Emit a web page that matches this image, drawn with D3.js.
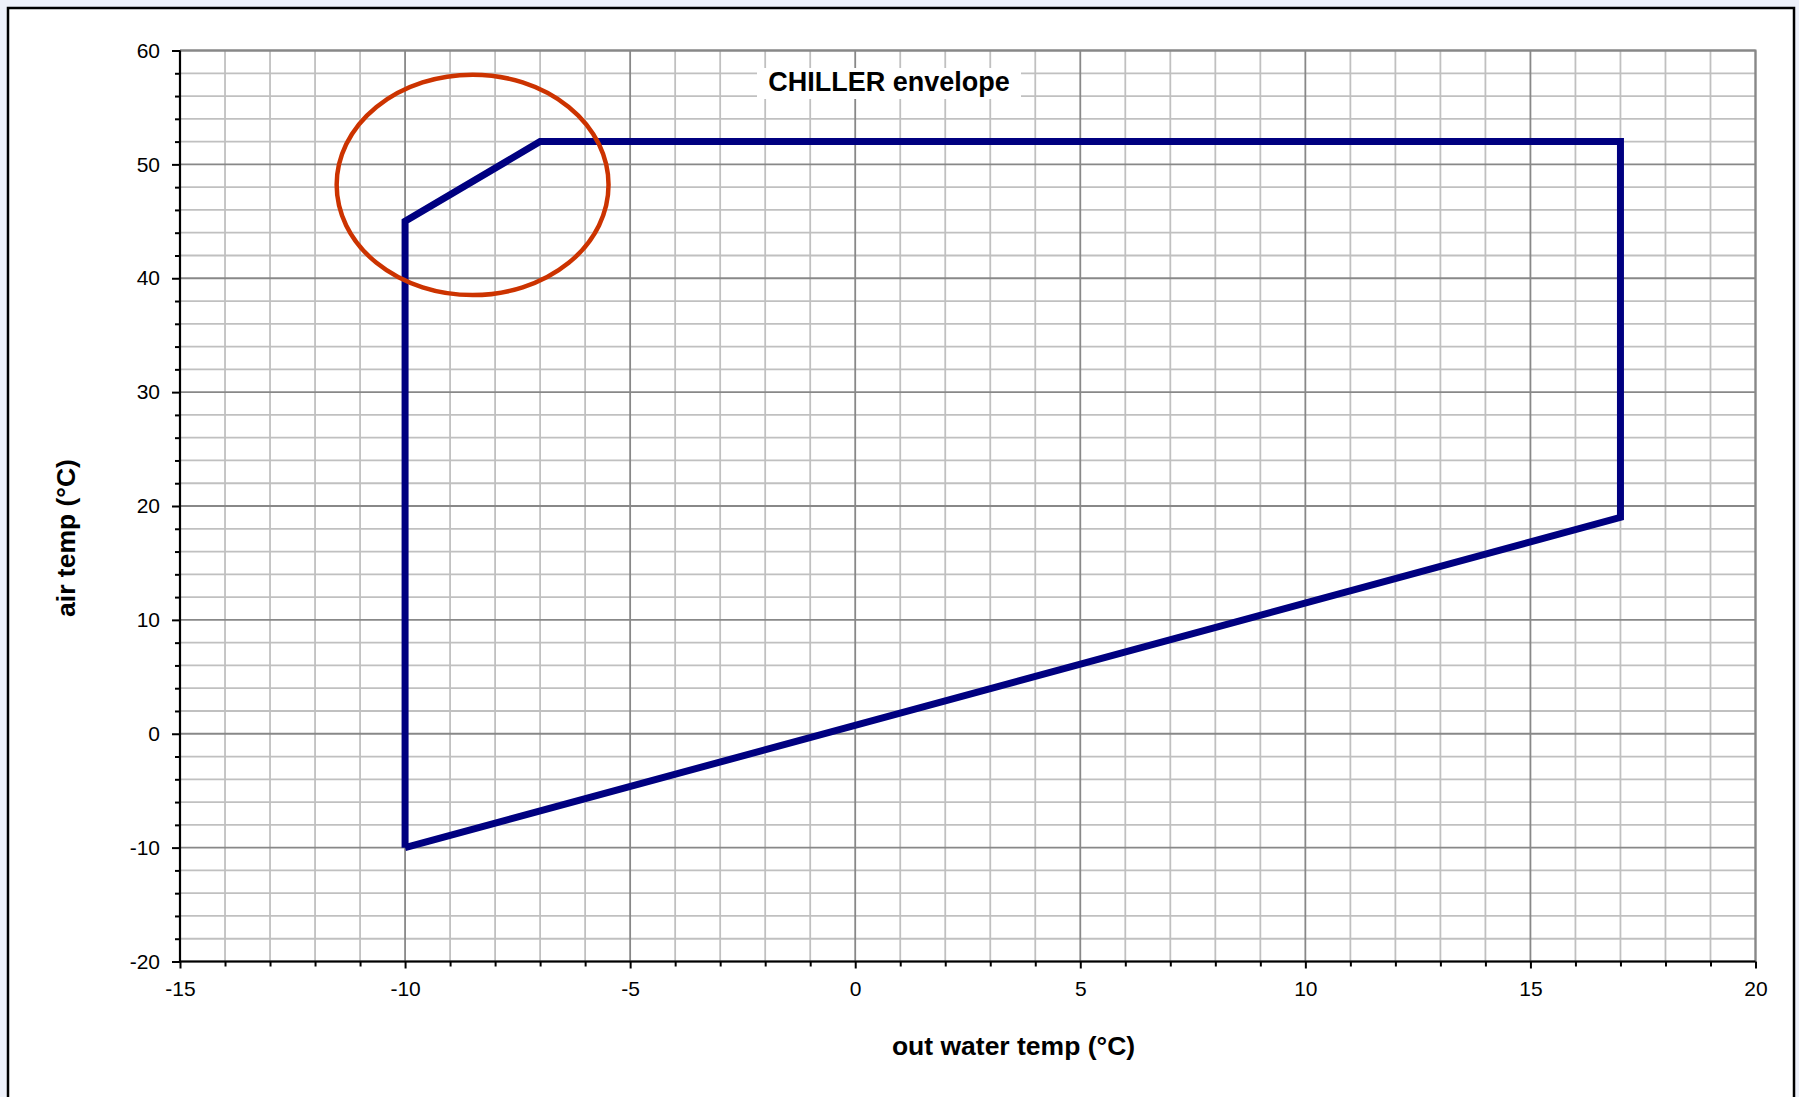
<!DOCTYPE html>
<html>
<head>
<meta charset="utf-8">
<script src="https://cdn.jsdelivr.net/npm/d3@7"></script>
<style>
  html, body { margin: 0; padding: 0; background: #eef1fa; }
  svg { display: block; }
  text { font-family: "Liberation Sans", Arial, Helvetica, sans-serif; fill: #000; }
</style>
</head>
<body>
<svg id="chart" width="1799" height="1097"></svg>
<script>
// Operating envelope outline (closed polygon), outlet water temp vs ambient air temp
const outWaterTemp = [-10, -10, -7, 17, 17, -10];
const airTemp      = [-10, 45, 52, 52, 19, -10];

// Highlight ring around the upper-left corner of the envelope
const ringCenter = [-8.5, 48.2];
const ringRadius = [3.02, 9.68];

// Axis domains and tick spacing
const xDomain = [-15, 20];
const yDomain = [-20, 60];
const xTickValues = d3.range(-15, 21, 1);
const yTickValues = d3.range(-20, 61, 2);
const xLabelStep = 5;
const yLabelStep = 10;

const titleText = "CHILLER envelope";
const xTitle = "out water temp (°C)";
const yTitle = "air temp (°C)";

const svg = d3.select("#chart");
const W = 1799, H = 1097;

// Outer frame
svg.append("rect")
  .attr("x", 8).attr("y", 8)
  .attr("width", 1786).attr("height", H + 20)
  .attr("fill", "#fff").attr("stroke", "#000").attr("stroke-width", 2.5);

const x = d3.scaleLinear().domain(xDomain).range([180, 1755.5]);
const y = d3.scaleLinear().domain(yDomain).range([961.5, 50.5]);

const grid = svg.append("g");
const isMajorX = v => v % xLabelStep === 0;
const isMajorY = v => v % yLabelStep === 0;

// Minor grid first, major grid on top
grid.selectAll("line.vminor")
  .data(xTickValues.filter(v => !isMajorX(v)))
  .join("line")
  .attr("x1", d => x(d)).attr("x2", d => x(d))
  .attr("y1", y(yDomain[0])).attr("y2", y(yDomain[1]))
  .attr("stroke", "#c0c0c0").attr("stroke-width", 1.8);
grid.selectAll("line.hminor")
  .data(yTickValues.filter(v => !isMajorY(v)))
  .join("line")
  .attr("y1", d => y(d)).attr("y2", d => y(d))
  .attr("x1", x(xDomain[0])).attr("x2", x(xDomain[1]))
  .attr("stroke", "#c0c0c0").attr("stroke-width", 1.8);
grid.selectAll("line.vmajor")
  .data(xTickValues.filter(isMajorX))
  .join("line")
  .attr("x1", d => x(d)).attr("x2", d => x(d))
  .attr("y1", y(yDomain[0])).attr("y2", y(yDomain[1]))
  .attr("stroke", "#888").attr("stroke-width", 1.8);
grid.selectAll("line.hmajor")
  .data(yTickValues.filter(isMajorY))
  .join("line")
  .attr("y1", d => y(d)).attr("y2", d => y(d))
  .attr("x1", x(xDomain[0])).attr("x2", x(xDomain[1]))
  .attr("stroke", "#888").attr("stroke-width", 1.8);

// Plot-area border (top and right)
svg.append("path")
  .attr("d", `M${x(xDomain[0])},${y(yDomain[1])}H${x(xDomain[1])}V${y(yDomain[0])}`)
  .attr("fill", "none").attr("stroke", "#888").attr("stroke-width", 2);

// Title with white backing box
const titleG = svg.append("g");
titleG.append("rect")
  .attr("x", 757).attr("y", 68).attr("width", 264).attr("height", 31)
  .attr("fill", "#fff");
titleG.append("text")
  .attr("x", 889).attr("y", 91)
  .attr("text-anchor", "middle")
  .attr("font-size", 27).attr("font-weight", "bold")
  .text(titleText);

// Envelope outline
const pts = outWaterTemp.map((v, i) => [v, airTemp[i]]);
svg.append("path")
  .datum(pts)
  .attr("d", d3.line().x(d => x(d[0])).y(d => y(d[1])))
  .attr("fill", "none")
  .attr("stroke", "#000080")
  .attr("stroke-width", 7)
  .attr("stroke-linejoin", "miter");

// Highlight ring
svg.append("ellipse")
  .attr("cx", x(ringCenter[0])).attr("cy", y(ringCenter[1]))
  .attr("rx", x(ringCenter[0] + ringRadius[0]) - x(ringCenter[0]))
  .attr("ry", y(ringCenter[1] - ringRadius[1]) - y(ringCenter[1]))
  .attr("fill", "none")
  .attr("stroke", "#cc3300")
  .attr("stroke-width", 4.5);

// X axis
const xAxis = svg.append("g")
  .attr("transform", `translate(0,${y(yDomain[0])})`)
  .call(d3.axisBottom(x).tickValues(xTickValues).tickSize(5)
    .tickFormat(d => isMajorX(d) ? d : ""));
xAxis.select(".domain").attr("stroke", "#000").attr("stroke-width", 2.2)
  .attr("d", `M${x(xDomain[0])},0H${x(xDomain[1])}`);
xAxis.selectAll(".tick line").attr("stroke", "#000").attr("stroke-width", 2)
  .attr("y2", d => isMajorX(d) ? 7 : 5);
xAxis.selectAll(".tick text").attr("font-size", 21).attr("y", 20)
  .attr("font-family", "Liberation Sans, Arial, sans-serif").attr("fill", "#000");

// Y axis
const yAxis = svg.append("g")
  .attr("transform", `translate(${x(xDomain[0])},0)`)
  .call(d3.axisLeft(y).tickValues(yTickValues).tickSize(5)
    .tickFormat(d => isMajorY(d) ? d : ""));
yAxis.select(".domain").attr("stroke", "#000").attr("stroke-width", 2.2)
  .attr("d", `M0,${y(yDomain[0])}V${y(yDomain[1])}`);
yAxis.selectAll(".tick line").attr("stroke", "#000").attr("stroke-width", 2)
  .attr("x2", d => isMajorY(d) ? -8 : -5);
yAxis.selectAll(".tick text").attr("font-size", 21).attr("x", -20)
  .attr("font-family", "Liberation Sans, Arial, sans-serif").attr("fill", "#000");

// Axis titles
svg.append("text")
  .attr("x", 1013.5).attr("y", 1055)
  .attr("text-anchor", "middle")
  .attr("font-size", 26.5).attr("font-weight", "bold")
  .text(xTitle);
svg.append("text")
  .attr("transform", "translate(74.5,538) rotate(-90)")
  .attr("text-anchor", "middle")
  .attr("font-size", 26.5).attr("font-weight", "bold")
  .text(yTitle);
</script>
</body>
</html>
========================
- [WORK TO BE COMPLETED]: Begin at the first line of the data above and repeat each line exactly, stopping after the line containing "const ringRadius = [3.02, 9.68];". Omit the pictures.

- [ANSWER FOR THIS EXERCISE]:
Emit a web page that matches this image, drawn with D3.js.
<!DOCTYPE html>
<html>
<head>
<meta charset="utf-8">
<script src="https://cdn.jsdelivr.net/npm/d3@7"></script>
<style>
  html, body { margin: 0; padding: 0; background: #eef1fa; }
  svg { display: block; }
  text { font-family: "Liberation Sans", Arial, Helvetica, sans-serif; fill: #000; }
</style>
</head>
<body>
<svg id="chart" width="1799" height="1097"></svg>
<script>
// Operating envelope outline (closed polygon), outlet water temp vs ambient air temp
const outWaterTemp = [-10, -10, -7, 17, 17, -10];
const airTemp      = [-10, 45, 52, 52, 19, -10];

// Highlight ring around the upper-left corner of the envelope
const ringCenter = [-8.5, 48.2];
const ringRadius = [3.02, 9.68];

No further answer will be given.